Whether you’ve had an Individual Voluntary Arrangement (IVA), Debt Management Plan (DMP) or been declared bankrupt, your credit score is going to be pretty low, whether you’ve cleared them off or not. If you haven’t yet finished your payments, you will have to wait until you have to work on your score, but the moment it has, you can.

Paying All of Your Bills On Time

What some people don’t realise is that the way you manage your utility bills can have an effect on your credit score, even if you haven’t got to the stage where you’re being threatened with debt collection agencies. If you’re regularly late in paying your gas, electricity or even your mobile phone bill, it can hit your score, which means that pay your monthly bills on time is one of the aspects of your financial management that you need to get right. The best way is to have all of your bills taken care of by direct debit, so you don’t forget.

Get Yourself Some Credit

Whether this feels like something you’d like to avoid or not, getting used to using credit again is important if you want mortgage lenders to view you in a more favourable light. Taking out a bad credit credit card and using 10-15% of the overall available balance will demonstrate your ability to manage credit responsibly over a sustained period.

Avoiding credit can seem like the best option, especially if you’ve had issues with them before, but not using credit at all can work against you, as it will seem like you’re staying away from it because you’re still not able to manage it. Not something that those offering credit really want to see.

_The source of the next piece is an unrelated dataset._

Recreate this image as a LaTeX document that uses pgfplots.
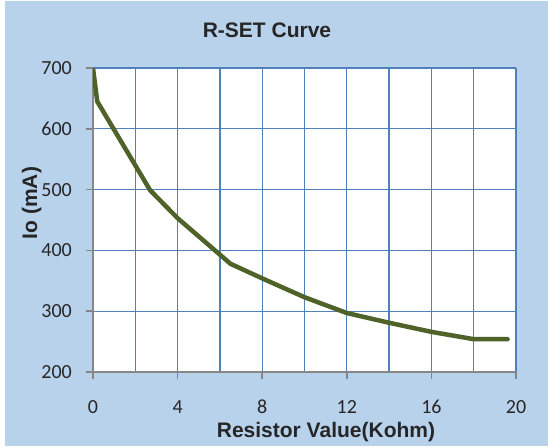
\documentclass[border=0pt]{standalone}
\usepackage{pgfplots}
\pgfplotsset{compat=1.18}
\usepackage{fontspec}
\setmainfont{Carlito}
\newfontfamily\arial{Liberation Sans}
\definecolor{bgblue}{RGB}{185,210,236}
\definecolor{gridblue}{RGB}{79,129,189}
\definecolor{axgray}{RGB}{134,134,134}
\definecolor{curve}{RGB}{79,98,40}
\definecolor{txt}{RGB}{38,38,38}
\begin{document}
\begin{tikzpicture}
\useasboundingbox (0,0) rectangle (548pt,447pt);
\fill[white] (0,0) rectangle (548pt,447pt);
\fill[bgblue] (5pt,1pt) rectangle (548pt,446pt);
\begin{axis}[
  at={(93pt,75pt)}, anchor=south west,
  scale only axis, width=423pt, height=304pt,
  xmin=0, xmax=20, ymin=200, ymax=700,
  xtick={0,4,...,20}, minor xtick={2,6,...,18},
  ytick={200,300,...,700},
  axis background/.style={fill=white},
  grid=both,
  major grid style={draw=gridblue, line width=1.3pt},
  minor grid style={draw=gridblue, line width=1.3pt},
  axis lines*=left,
  axis line style={-, draw=axgray, line width=1.6pt},
  tick align=outside,
  major tick length=7pt, minor tick length=0pt,
  tick style={draw=axgray, line width=1.6pt},
  /pgf/number format/assume math mode=true,
  ticklabel style={font=\fontsize{20}{24}\selectfont, text=txt},
  yticklabel style={inner sep=0pt, xshift=-14pt},
  xticklabel style={inner sep=0pt, yshift=-21pt},
  axis on top=false,
]
\addplot[curve, line width=4.5pt, line join=round, line cap=round] coordinates {
(0,700) (0.2,645) (2.7,499) (4,453) (6.5,378) (8,354) (10,323) (12,297) (14,281) (16,266) (18,254) (19.6,254)
};
\end{axis}
\node[anchor=base, text=txt, font=\arial\bfseries\fontsize{21}{25}\selectfont] at (267pt,409pt) {R-SET Curve};
\node[anchor=base, text=txt, font=\arial\bfseries\fontsize{21}{25}\selectfont] at (326pt,10pt) {Resistor Value(Kohm)};
\node[anchor=base, rotate=90, text=txt, font=\arial\bfseries\fontsize{21}{25}\selectfont] at (37pt,244pt) {Io (mA)};
\end{tikzpicture}
\end{document}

A Vanquis Bank Bad Credit Credit Card is something that we often recommend people to take out for this very purpose. We’re certainly not recommending you go back to relying on credit, but managing a low risk, low limit balance (10-15% of your total available) and paying it off each month can give your score a welcome boost.

Another excellent financial product for boosting your credit score is called Loqbox and it operates in a similar way to a savings account. You pay into it your Loqbox for 12 months and you get your money back at the end. As this arrangement is technically seen as a credit agreement, it provides you with a vehicle for illustrating your ability to repay credit. It’s a very popular option for those looking to give their credit status a shot in the arm.

In Conclusion

If you’re recovering from money problems and have ambitions of getting a mortgage at some point in the future, then you need to be looking at not just affordability, but also at helping things along by increasing your credit score. The specialist mortgage brokers we work with at Niche Mortgage Info have access to mortgages designed for people in all sorts of financial situations, but it certainly doesn’t hurt to do everything you can boost your status in the eyes of credit reference agencies like Equifax, Experian and CallCredit.

The more you do in preparation for your mortgage application, the better your chances will be. It can really mean the difference between a no and a yes!